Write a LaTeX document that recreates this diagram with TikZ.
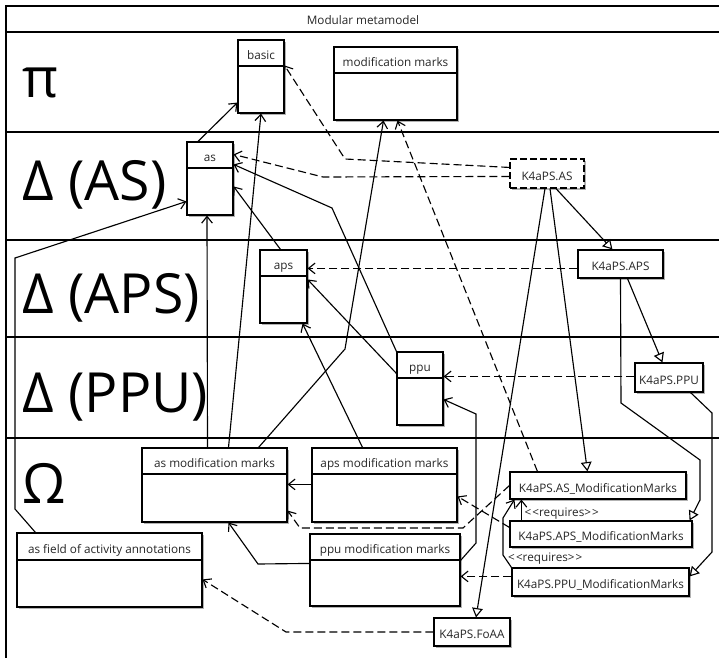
\documentclass[tikz,border=0pt]{standalone}
\usepackage{fontspec}
\setmainfont{Open Sans}
\usetikzlibrary{arrows.meta, calc, fit, shadows}

\begin{document}
\begin{tikzpicture}[x=0.75pt,y=0.75pt,yscale=-1,xscale=1,
    line width=0.85pt,
    txt/.style={inner sep=2pt, text height=10pt, text depth=0pt, text=black!85, font=\fontsize{8.8}{10.5}\selectfont},
    cls/.style={draw, fill=white, inner sep=0pt, drop shadow={shadow xshift=1.5pt, shadow yshift=-1.5pt, fill=black!30, opacity=1}},
    clshead/.style={draw, inner sep=0pt, label={[txt]center:#1}},
    impl/.style={cls, label={[txt]center:#1}},
    lane/.style={anchor=base west, inner sep=0pt, font=\fontsize{41.5}{46}\selectfont},
    assoc/.style={-{Straight Barb[length=5pt,width=8pt]}},
    dep/.style={assoc, dash pattern={on 6pt off 3pt}},
    gen/.style={-{Triangle[open,length=7pt,width=8pt,fill=white]}}]

    \useasboundingbox (0,0) rectangle (719,658);
    \clip (0,0) rectangle (719,658);

    % Frame, title bar and lanes
    \draw (6,6) rectangle (730,670);
    \draw (6,32) -- (719,32);
    \foreach \y in {132,240,337,438}
        \draw (6,\y) -- (719,\y);
    \node[txt] (title) at (363,18) {Modular metamodel};

    % Lane labels
    \node[lane] (pi) at (22,97) {π};
    \node[lane] (dAS) at (22,200) {Δ (AS)};
    \node[lane] (dAPS) at (22,313) {Δ (APS)};
    \node[lane] (dPPU) at (22,412) {Δ (PPU)};
    \node[lane] (omega) at (22,503) {Ω};

    % Class boxes
    \node[cls, fit={(238,40) (284,113)}] (basic) {};
    \node[clshead=basic, fit={(238,40) (284,66)}] (basic-h) {};
    \node[cls, fit={(334,47) (457,120)}] (modmarks) {};
    \node[clshead=modification marks, fit={(334,47) (457,73)}] (modmarks-h) {};
    \node[cls, fit={(187,142) (233,215)}] (as) {};
    \node[clshead=as, fit={(187,142) (233,168)}] (as-h) {};
    \node[cls, fit={(260,250) (307,323)}] (aps) {};
    \node[clshead=aps, fit={(260,250) (307,276)}] (aps-h) {};
    \node[cls, fit={(397,352) (443,425)}] (ppu) {};
    \node[clshead=ppu, fit={(397,352) (443,378)}] (ppu-h) {};
    \node[cls, fit={(142,448) (287,522)}] (asmm) {};
    \node[clshead=as modification marks, fit={(142,448) (287,474)}] (asmm-h) {};
    \node[cls, fit={(312,448) (457,522)}] (apsmm) {};
    \node[clshead=aps modification marks, fit={(312,448) (457,474)}] (apsmm-h) {};
    \node[cls, fit={(17,533) (202,607)}] (foaa) {};
    \node[clshead=as field of activity annotations, fit={(17,533) (202,560)}] (foaa-h) {};
    \node[cls, fit={(310,534) (460,606)}] (ppumm) {};
    \node[clshead=ppu modification marks, fit={(310,534) (460,560)}] (ppumm-h) {};

    % K4aPS packages
    \node[impl=K4aPS.AS, dash pattern={on 5pt off 2.5pt}, fit={(510,159) (584,188)}] (k4as) {};
    \node[impl=K4aPS.APS, fit={(578,250) (663,278)}] (k4aps) {};
    \node[impl=K4aPS.PPU, fit={(635,363) (703,392)}] (k4ppu) {};
    \node[impl=K4aPS.AS\_ModificationMarks, fit={(510,472) (686,499)}] (k4asmm) {};
    \node[impl=K4aPS.APS\_ModificationMarks, fit={(510,521) (692,547)}] (k4apsmm) {};
    \node[impl=K4aPS.PPU\_ModificationMarks, fit={(512,568) (689,596)}] (k4ppumm) {};
    \node[impl=K4aPS.FoAA, fit={(434,618) (510,646)}] (k4foaa) {};

    % Associations
    \draw[assoc] ($(as.north)+(-12,0)$) -- ($(basic.south west)+(0,-11)$);
    \draw[assoc] ($(asmm.north)+(14,0)$) -- (basic.south);
    \draw[assoc] ($(asmm.north)+(-7,0)$) -- ($(as.south)+(-3,0)$);
    \draw[assoc] ($(asmm.north east)+(-29,0)$) -- (345,349) -- ($(modmarks.south)+(-12,0)$);
    \draw[assoc] (ppu.north west) -- (332,208) -- ($(as.north east)+(0,23)$);
    \draw[assoc] ($(ppu.north west)+(0,22)$) -- ($(aps.north east)+(0,30)$);
    \draw[assoc] ($(aps.north)+(-3,0)$) -- ($(as.north east)+(0,45)$);
    \draw[assoc] ($(apsmm.north)+(-22,0)$) -- ($(aps.south east)+(-5,0)$);
    \draw[assoc] ($(apsmm.north west)+(0,37)$) -- ($(asmm.north east)+(0,37)$);
    \draw[assoc] ($(ppumm.north west)+(0,30)$) -- (258,564) -- ($(asmm.south)+(14,0)$);
    \draw[assoc] ($(ppumm.north east)+(0,27)$) -- (476,543) -- (476,414) -- ($(ppu.north east)+(0,48)$);

    % Dependencies
    \draw[dep] ($(k4as.north west)+(0,9)$) -- (345,159) -- ($(basic.north east)+(0,26)$);
    \draw[dep] ($(k4as.north west)+(0,18)$) -- (323,177) -- ($(as.north east)+(0,13)$);
    \draw[dep] ($(k4aps.north west)+(0,19)$) -- ($(aps.north east)+(0,19)$);
    \draw[dep] ($(k4ppu.north west)+(0,14)$) -- ($(ppu.north east)+(0,25)$);
    \draw[dep] ($(k4asmm.north west)+(28,0)$) -- ($(modmarks.south)+(2,0)$);
    \draw[dep] (k4asmm.west) -- (463,528) -- (300,528) -- ($(asmm.south east)+(0,-12)$);
    \draw[dep] ($(k4apsmm.north west)+(0,7)$) -- ($(apsmm.north east)+(0,49)$);
    \draw[dep] ($(k4ppumm.north west)+(0,9)$) -- ($(ppumm.north east)+(0,43)$);
    \draw[dep] (k4foaa.west) -- (286,632) -- ($(foaa.north east)+(0,47)$);

    % Generalizations
    \draw[gen] ($(k4as.south)+(9,0)$) -- ($(k4aps.north west)+(35,0)$);
    \draw[gen] ($(k4aps.south)+(7,0)$) -- ($(k4ppu.north west)+(28,0)$);
    \draw[gen] ($(k4as.south)+(3,0)$) -- ($(k4asmm.north west)+(78,0)$);
    \draw[gen] ($(k4as.south)+(-2,0)$) -- ($(k4foaa.north)+(4,0)$);
    \draw[gen] (k4aps.south) -- (621,403) -- (700,460) -- (700,500) -- ($(k4apsmm.north east)+(-3,0)$);
    \draw[gen] ($(k4ppu.south east)+(-13,0)$) -- (712,413) -- (712,552) -- ($(k4ppumm.north east)+(0,9)$);

    % requires
    \draw[assoc] ($(k4apsmm.north west)+(12,0)$) -- node[txt, right] (req1) {<\kern0.8pt<requires>\kern0.8pt>} ($(k4asmm.south west)+(12,0)$);
    \draw[assoc] (k4ppumm.north west) -- (503,555) -- (503,518) -- ($(k4asmm.south west)+(5,0)$);
    \node[txt, anchor=west] (req2) at (505,555) {<\kern0.8pt<requires>\kern0.8pt>};

    % field of activity link
    \draw[assoc] (foaa.north west) ++(19,0) -- (15,509) -- (15,258) -- ($(as.north west)+(0,60)$);

\end{tikzpicture}
\end{document}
━━━
What is needed » The lines from the start of the data through the line that contains "(omega) at (22,503)" are to be returned exactly, please, with both ends included and every picture left out.

Problem solution »
Write a LaTeX document that recreates this diagram with TikZ.
\documentclass[tikz,border=0pt]{standalone}
\usepackage{fontspec}
\setmainfont{Open Sans}
\usetikzlibrary{arrows.meta, calc, fit, shadows}

\begin{document}
\begin{tikzpicture}[x=0.75pt,y=0.75pt,yscale=-1,xscale=1,
    line width=0.85pt,
    txt/.style={inner sep=2pt, text height=10pt, text depth=0pt, text=black!85, font=\fontsize{8.8}{10.5}\selectfont},
    cls/.style={draw, fill=white, inner sep=0pt, drop shadow={shadow xshift=1.5pt, shadow yshift=-1.5pt, fill=black!30, opacity=1}},
    clshead/.style={draw, inner sep=0pt, label={[txt]center:#1}},
    impl/.style={cls, label={[txt]center:#1}},
    lane/.style={anchor=base west, inner sep=0pt, font=\fontsize{41.5}{46}\selectfont},
    assoc/.style={-{Straight Barb[length=5pt,width=8pt]}},
    dep/.style={assoc, dash pattern={on 6pt off 3pt}},
    gen/.style={-{Triangle[open,length=7pt,width=8pt,fill=white]}}]

    \useasboundingbox (0,0) rectangle (719,658);
    \clip (0,0) rectangle (719,658);

    % Frame, title bar and lanes
    \draw (6,6) rectangle (730,670);
    \draw (6,32) -- (719,32);
    \foreach \y in {132,240,337,438}
        \draw (6,\y) -- (719,\y);
    \node[txt] (title) at (363,18) {Modular metamodel};

    % Lane labels
    \node[lane] (pi) at (22,97) {π};
    \node[lane] (dAS) at (22,200) {Δ (AS)};
    \node[lane] (dAPS) at (22,313) {Δ (APS)};
    \node[lane] (dPPU) at (22,412) {Δ (PPU)};
    \node[lane] (omega) at (22,503) {Ω};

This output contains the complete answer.